If we loosen the standards a bit (to 24 points, 55 percent shooting and a PER of 32) just for fun, we still get nobody in Davis' company. Letting out more slack (23 points, 53 percent shooting and a PER of 30) gives us Michael Jordan, Shaquille O'Neal and LeBron James—arguably the three most dominant players of their respective eras.
Those guys show up in a lot of cartoonish stat clubs, but none of them has ever come close to matching Davis' 2014-15 production. And besides, loosening the statistical parameters in search of comparable players cheapens what the Brow is doing this year.
He's all alone based on scoring average, field-goal percentage and PER. Imagine how wide the gap between Davis, his peers and his historical competition becomes if we include his rankings in blocked shots (first), field goals made (first), value over replacement player (third) and win shares (second).
It sounds crazy to say, and we should keep in mind that we're only a quarter of the way through the 2014-15 season, but we may never see anybody put up numbers like this again.
One thing we know for sure: We've never seen anyone do it before.
A Sight to See
In fact, seeing Davis play actually makes it even harder to find comparisons. It's not just his production that stands out as unique; it's how his game actually looks.
Kevin Garnett comes up often as a predecessor, and there's something to that idea. Like KG, Davis is a long, rangy big man who moves around with the coordination of a wing player. But the similarities break down upon closer scrutiny.
Garnett, even in his younger days, was more mechanical than Davis is. And KG never had the same smooth form on his jumper or startling ball-handling repertoire Davis does. In terms of temperament, these two aren't close, either.
Garnett's attitude and intensity were all his own, huge parts of who he was (and is) as a player.
It's almost like the hoops gods saw KG, smoothed out the edges and polished up the personality to create Davis. Still, even that comparison feels forced.
Sure, the length and slithery quickness seem similar—even if Davis exemplifies those traits in a far larger frame. Like Pip, AD seems to get his hands on everything. He tips passes, he bothers dribblers, he even hounds smaller players into mistakes on the perimeter.
But when Davis closes out to swat jumpers or elevates way above the rim to slap shots away inside, we realize he's not like Pippen at all.
He's not Tim Duncan, either. The refinement isn't there. Though his fundamental base is sound, Davis' footwork isn't the stuff of instructional videos. He compensates for his lack of a Duncan-esque post-up game and passing skills with raw athleticism Timmy could only dream of.
The hands and ball skills call Chris Webber to mind, but AD is longer, bouncier and a better defender than C-Webb ever was.
We could keep going, but you get the idea: Davis isn't the next anybody.
He's the first him.
Who Is He?
We can't be sure what Davis will become. We can only look at his unique stats and aesthetics and wonder about the potential growth ahead. His development to this point begs for hyperbole.
You could make the case that most players are done developing after three or four years in the league. True enough: Davis' production is already so outlandish that expecting it to increase feels irrational. However, based on everything we've seen so far, I think we can agree that Davis is not most players.

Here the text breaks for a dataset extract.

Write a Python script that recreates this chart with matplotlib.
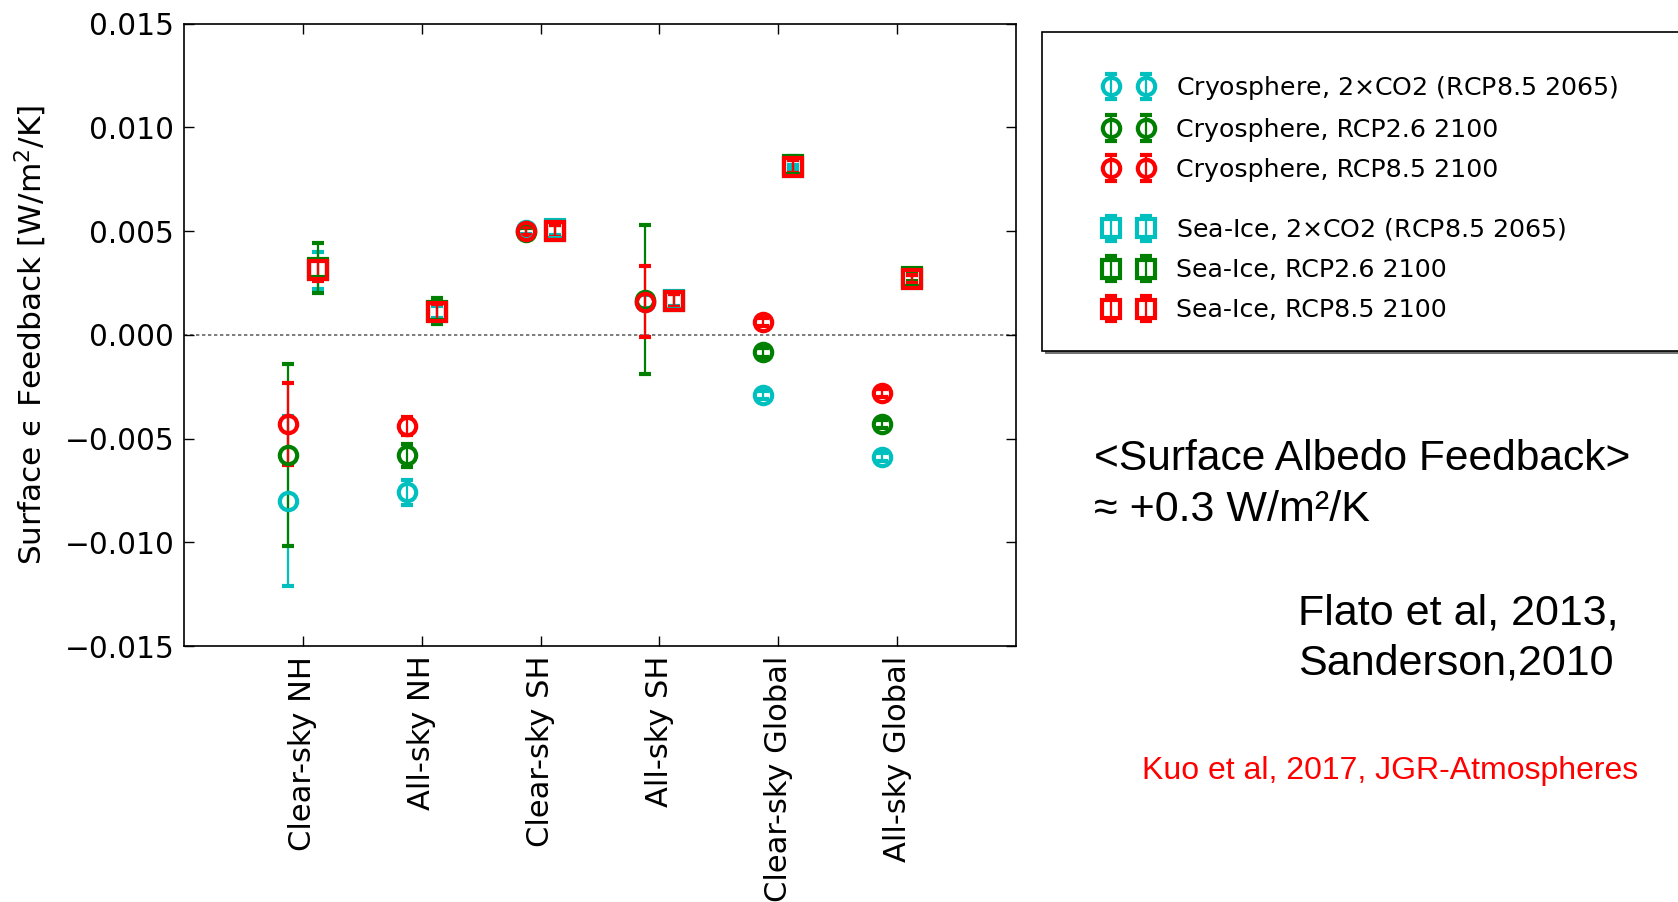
import matplotlib
matplotlib.use("Agg")
import matplotlib.pyplot as plt
from matplotlib.patches import Rectangle
import numpy as np

# ---- data -------------------------------------------------------------
categories = ["Clear-sky NH", "All-sky NH", "Clear-sky SH",
              "All-sky SH", "Clear-sky Global", "All-sky Global"]

cryo_2xco2 = [-0.0080, -0.0076, 0.00505, 0.0016, -0.0029, -0.0059]
cryo_2xco2_err = [0.0041, 0.0006, 0.0002, 0.0003, 0.0002, 0.0002]
cryo_rcp26 = [-0.0058, -0.0058, 0.00495, 0.0017, -0.00085, -0.0043]
cryo_rcp26_err = [0.0044, 0.00055, 0.0002, 0.0036, 0.0002, 0.0002]
cryo_rcp85 = [-0.0043, -0.0044, 0.0050, 0.0016, 0.0006, -0.0028]
cryo_rcp85_err = [0.0020, 0.00045, 0.0002, 0.0017, 0.0002, 0.0002]

seaice_2xco2 = [0.0031, 0.0011, 0.0051, 0.0017, 0.0081, 0.0027]
seaice_2xco2_err = [0.0009, 0.0003, 0.0003, 0.0003, 0.0001, 0.0002]
seaice_rcp26 = [0.0032, 0.00114, 0.0050, 0.00165, 0.0082, 0.0028]
seaice_rcp26_err = [0.0012, 0.00063, 0.0003, 0.0003, 0.0004, 0.0002]
seaice_rcp85 = [0.0031, 0.0011, 0.0050, 0.00165, 0.0081, 0.0027]
seaice_rcp85_err = [0.0005, 0.0004, 0.00027, 0.0003, 0.0003, 0.0002]

cryo_labels = [r"Cryosphere, 2$\times$CO2 (RCP8.5 2065)",
               "Cryosphere, RCP2.6 2100",
               "Cryosphere, RCP8.5 2100"]
seaice_labels = [r"Sea-Ice, 2$\times$CO2 (RCP8.5 2065)",
                 "Sea-Ice, RCP2.6 2100",
                 "Sea-Ice, RCP8.5 2100"]

colors = [(0.0, 0.75, 0.75), (0.0, 0.5, 0.0), (1.0, 0.0, 0.0)]

# ---- figure -----------------------------------------------------------
fig = plt.figure(figsize=(16.78, 9.02), dpi=100)
ax = fig.add_axes([0.1097, 0.2838, 0.4958, 0.6901])

x = np.arange(1, len(categories) + 1)
offset = 0.125
style = dict(ms=12.5, mew=3, elinewidth=1.6, capsize=4, capthick=2.5)

cryo_series = [(cryo_2xco2, cryo_2xco2_err), (cryo_rcp26, cryo_rcp26_err),
               (cryo_rcp85, cryo_rcp85_err)]
seaice_series = [(seaice_2xco2, seaice_2xco2_err), (seaice_rcp26, seaice_rcp26_err),
                 (seaice_rcp85, seaice_rcp85_err)]

cryo_handles = []
for (vals, errs), c, lab in zip(cryo_series, colors, cryo_labels):
    h = ax.errorbar(x - offset, vals, yerr=errs, fmt="o", color=c, mec=c,
                    mfc="none", label=lab, **style)
    cryo_handles.append(h)

seaice_handles = []
for (vals, errs), c, lab in zip(seaice_series, colors, seaice_labels):
    h = ax.errorbar(x + offset, vals, yerr=errs, fmt="s", color=c, mec=c,
                    mfc="none", label=lab, **style)
    seaice_handles.append(h)

ax.axhline(0, color="0.4", lw=1.2, dashes=(2, 1.6), zorder=0)

ax.set_xlim(0, 7)
ax.set_ylim(-0.015, 0.015)
ax.set_yticks(np.arange(-0.015, 0.0151, 0.005))
ax.set_xticks(x)
ax.set_xticklabels(categories, rotation=90)
ax.tick_params(direction="in", length=7, width=1, top=True, right=True, pad=7)
ax.tick_params(axis="x", labelsize=22)
ax.tick_params(axis="y", labelsize=21.3)
for s in ax.spines.values():
    s.set_linewidth(1.2)

ax.set_ylabel("Surface \u03f5 Feedback [W/m$^2$/K]", fontsize=22.5)
ax.yaxis.set_label_coords(-0.162, 0.5)

# ---- legend box with shadow --------------------------------------------
bx0, by0, bw, bh = 0.6207, 0.6109, 0.45, 0.3536
px = 1.0 / 1678
py = 1.0 / 902
fig.patches.append(Rectangle((bx0 + 3 * px, by0 - 3 * py), bw, bh,
                             transform=fig.transFigure, facecolor="0.45",
                             edgecolor="none", zorder=1))
fig.patches.append(Rectangle((bx0, by0), bw, bh, transform=fig.transFigure,
                             facecolor="white", edgecolor="black", lw=1.2,
                             zorder=2))

leg_kw = dict(loc="upper left", numpoints=2, frameon=False, fontsize=18.2,
              borderpad=0, borderaxespad=0, handlelength=2.0,
              handletextpad=0.85, labelspacing=0.63)
leg1 = fig.legend(handles=cryo_handles, labels=cryo_labels,
                  bbox_to_anchor=(1103.5 / 1678, 1 - 74 / 902), **leg_kw)
leg2 = fig.legend(handles=seaice_handles, labels=seaice_labels,
                  bbox_to_anchor=(1103.5 / 1678, 1 - 216.5 / 902), **leg_kw)
leg1.set_zorder(5)
leg2.set_zorder(5)

# ---- annotations --------------------------------------------------------
sans = ["Liberation Sans", "DejaVu Sans"]
fig.text(1094 / 1678, 1 - 459 / 902, "<Surface Albedo Feedback>",
         fontsize=30.6, family=sans, va="center", ha="left")
fig.text(1094 / 1678, 1 - 510 / 902, "\u2248 +0.3 W/m\u00b2/K",
         fontsize=31, family=sans, va="center", ha="left")
fig.text(1298 / 1678, 1 - 613 / 902, "Flato et al, 2013,",
         fontsize=31, family=sans, va="center", ha="left")
fig.text(1298 / 1678, 1 - 664 / 902, "Sanderson,2010",
         fontsize=31, family=sans, va="center", ha="left")
fig.text(1142 / 1678, 1 - 771 / 902, "Kuo et al, 2017, JGR-Atmospheres",
         fontsize=23, family=sans, color="red", va="center", ha="left")

fig.savefig("out.png", dpi=100)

And that rational expectations are pretty much out the window.
He's still growing, still expanding his game. And even if his rate of improvement slows, it's worth pointing out that Davis doesn't even need to get any better to be the best player of his generation. Arguably, he's already the best right now.

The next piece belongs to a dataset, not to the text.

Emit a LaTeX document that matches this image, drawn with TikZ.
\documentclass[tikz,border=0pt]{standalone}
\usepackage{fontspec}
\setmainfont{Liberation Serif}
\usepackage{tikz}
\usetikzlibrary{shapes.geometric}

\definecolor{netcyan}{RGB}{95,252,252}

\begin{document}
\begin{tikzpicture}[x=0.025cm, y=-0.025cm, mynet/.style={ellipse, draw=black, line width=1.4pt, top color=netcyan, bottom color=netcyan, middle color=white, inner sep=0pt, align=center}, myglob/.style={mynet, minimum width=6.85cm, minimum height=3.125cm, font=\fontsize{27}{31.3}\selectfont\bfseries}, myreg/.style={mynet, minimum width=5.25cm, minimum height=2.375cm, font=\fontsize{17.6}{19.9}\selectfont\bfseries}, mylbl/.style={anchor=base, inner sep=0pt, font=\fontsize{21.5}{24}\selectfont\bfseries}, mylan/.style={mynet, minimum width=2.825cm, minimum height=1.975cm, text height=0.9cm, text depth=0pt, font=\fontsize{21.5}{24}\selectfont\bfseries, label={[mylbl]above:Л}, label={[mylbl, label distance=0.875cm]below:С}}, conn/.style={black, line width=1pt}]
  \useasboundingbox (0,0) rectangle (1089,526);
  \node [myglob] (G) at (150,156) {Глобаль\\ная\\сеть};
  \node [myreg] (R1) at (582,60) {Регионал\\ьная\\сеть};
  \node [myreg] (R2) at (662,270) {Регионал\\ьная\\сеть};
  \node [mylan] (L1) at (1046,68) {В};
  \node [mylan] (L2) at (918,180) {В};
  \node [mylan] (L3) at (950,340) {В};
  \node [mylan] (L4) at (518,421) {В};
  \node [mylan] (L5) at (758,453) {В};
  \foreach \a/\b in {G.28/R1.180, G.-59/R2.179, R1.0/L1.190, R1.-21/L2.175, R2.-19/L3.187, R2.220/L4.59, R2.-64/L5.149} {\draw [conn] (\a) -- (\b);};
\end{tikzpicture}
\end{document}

Because we've never seen anyone like him, it's impossible to know what he'll become.
Really, that's how it's supposed to be.
The true greats always put us in this position—this equally exciting and terrifying spot where the future is totally inscrutable because there's no preexisting template.

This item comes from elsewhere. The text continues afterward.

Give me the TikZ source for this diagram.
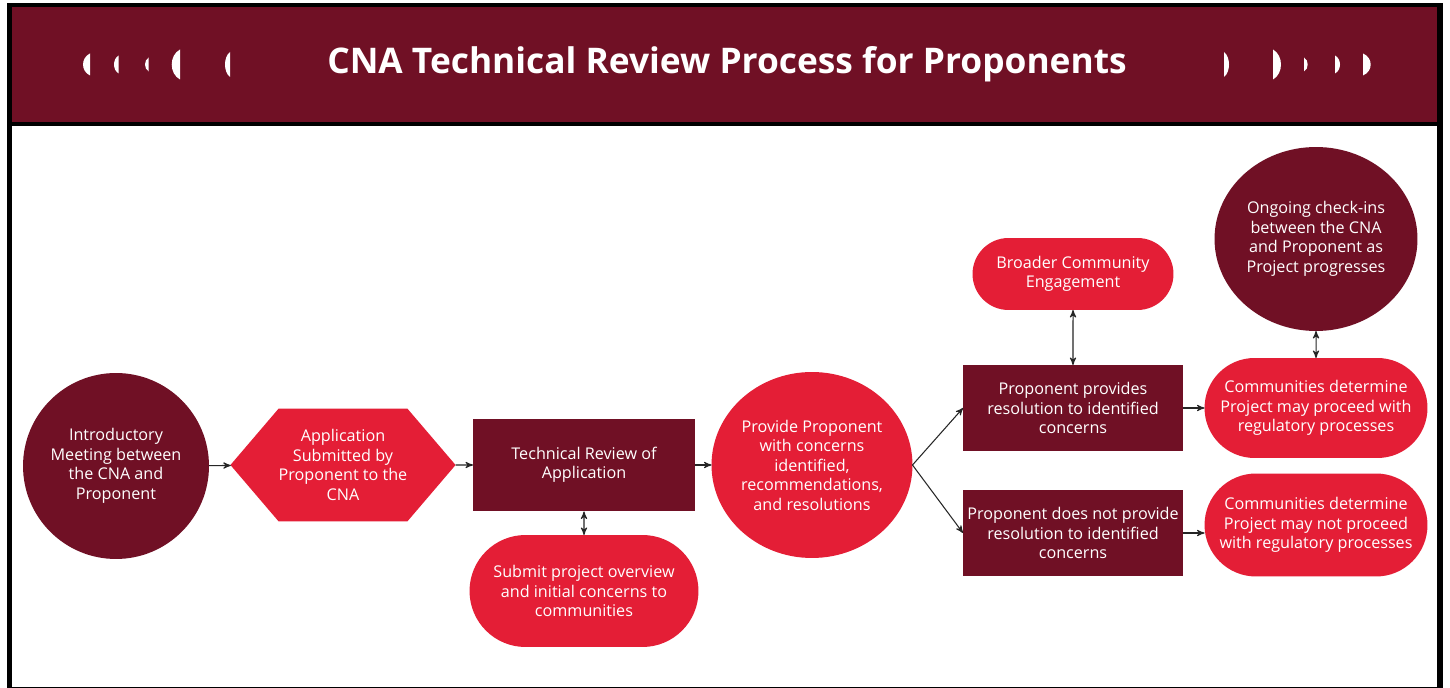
\documentclass[tikz,border=0pt]{standalone}
\usepackage{fontspec}
\setmainfont{Open Sans}
\usetikzlibrary{arrows}
\usetikzlibrary{shapes.geometric,shapes.misc,shapes.symbols}
\definecolor{cnadark}{RGB}{112,16,37}
\definecolor{cnared}{RGB}{228,30,54}

\begin{document}
\begin{tikzpicture}[x=.02cm, y=-.02cm,
 every node/.style={text=white, align=center, inner sep=0, outer sep=0, font=\fontsize{9.2}{11.1}\selectfont},
 darkbox/.style={fill=cnadark, rectangle, minimum width=4.4cm},
 redpill/.style={fill=cnared, rounded rectangle},
 link/.style={draw=black!85, line width=.6pt, >=stealth'}]
\useasboundingbox (0,0) rectangle (1450,688);
\fill[black] (7,3) rectangle (1443,688);
\fill[white] (12,126) rectangle (1437,687);
\fill[cnadark] (12,7) rectangle (1437,122);
\foreach \x/\w/\h in {90/7/11, 118.7/4.7/9, 148.7/3.7/7, 180/8.3/15, 230/5/12.5} {
 \fill[white] (\x,64.5-\h) .. controls (\x-1.33*\w,64.5-.6*\h) and (\x-1.33*\w,64.5+.6*\h) .. (\x,64.5+\h) -- cycle;
}
\foreach \x/\w/\h in {1224/5/12.5, 1273/8/15, 1304/3.7/7, 1335/5/9, 1363/7.7/11} {
 \fill[white] (\x,64.5-\h) .. controls (\x+1.33*\w,64.5-.6*\h) and (\x+1.33*\w,64.5+.6*\h) .. (\x,64.5+\h) -- cycle;
}
\node[font=\fontsize{20.1}{24}\selectfont\bfseries, anchor=base] (title) at (727,73.5) {CNA Technical Review Process for Proponents};

\node[circle, fill=cnadark, minimum size=3.72cm] (intro) at (116,466) {Introductory\\Meeting between\\the CNA and\\Proponent};
\node[signal, signal to=west and east, signal pointer angle=99, fill=cnared, minimum width=4.28cm, minimum height=2.26cm] (app) at (343,465) {Application\\Submitted by\\Proponent to the\\CNA};
\node[darkbox, minimum width=4.44cm, minimum height=1.86cm] (review) at (584,465) {Technical Review of\\Application};
\node[redpill, minimum width=4.58cm, minimum height=2.24cm] (submit) at (584,591) {Submit project overview\\and initial concerns to\\communities};
\node[ellipse, fill=cnared, minimum width=4.02cm, minimum height=3.72cm] (provide) at (812,465) {Provide Proponent\\with concerns\\identified,\\recommendations,\\and resolutions};
\node[darkbox, minimum height=1.72cm] (resolve) at (1073,408) {Proponent provides\\resolution to identified\\concerns};
\node[darkbox, minimum height=1.74cm] (noresolve) at (1073,533) {Proponent does not provide\\resolution to identified\\concerns};
\node[redpill, minimum width=4.02cm, minimum height=1.44cm] (broader) at (1073,274) {Broader Community\\Engagement};
\node[ellipse, fill=cnadark, minimum width=4.06cm, minimum height=3.68cm] (checkin) at (1316,239) {Ongoing check-ins\\between the CNA\\and Proponent as\\Project progresses};
\node[redpill, minimum width=4.46cm, minimum height=2cm] (proceed) at (1316,408) {Communities determine\\Project may proceed with\\regulatory processes};
\node[redpill, minimum width=4.46cm, minimum height=2.06cm] (noproceed) at (1316,525) {Communities determine\\Project may not proceed\\with regulatory processes};

\draw[link, ->] (intro) -- (app);
\draw[link, ->] (app) -- (review);
\draw[link, ->] (review) -- (provide);
\draw[link, ->] (provide.east) -- (resolve.west);
\draw[link, ->] (provide.east) -- (noresolve.west);
\draw[link, ->] (resolve) -- (proceed);
\draw[link, ->] (noresolve) -- (noresolve -| noproceed.west);
\draw[link, <->] (review) -- (submit);
\draw[link, <->] (broader) -- (resolve);
\draw[link, <->] (checkin) -- (proceed);
\end{tikzpicture}
\end{document}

Those true greats shared something critical in common with Davis: They pulled together bits and pieces of their predecessors and added new, never-before-seen skills, too.
Kevin Durant is a lot like George Gervin in body type and shooting knack, but he's bigger, more complete and even better at the one thing—scoring—that made the Ice Man so great.
LeBron has plenty of Larry Bird and Magic Johnson in him, but he's entirely different from those two because of his unprecedented combination of size, strength and speed.
Even Michael Jordan combined elements of the past with something new. No one had ever seen a player with the raw physical gifts, competitive fire and relentless work ethic he had. Put another way, he was the first built-in-a-lab prototype of basketball perfection complete with every possible element necessary for greatness. Some elements we'd seen before; some were totally unexpected. As a total package, he, too, was unlike anyone who'd come before.
In defying comparison, Davis actually shares something with all of the game's transcendent superstars of yesteryear: Nobody knew who to compare them to, either.
So it's time to give up. To let go. To enjoy the ride.
It's time to let Davis turn into whatever it is he's going to become.
"It makes you smile to see yourself becoming the player you want to be,” Davis told Lee Jenkins of Sports Illustrated. “When people talk about the greatest ever, I want to be in that conversation. I’m nowhere close to it. No...where...close. But it’s where I want to go.”
If the previously unparalleled are any guide, this process is going to be a whole lot of fun.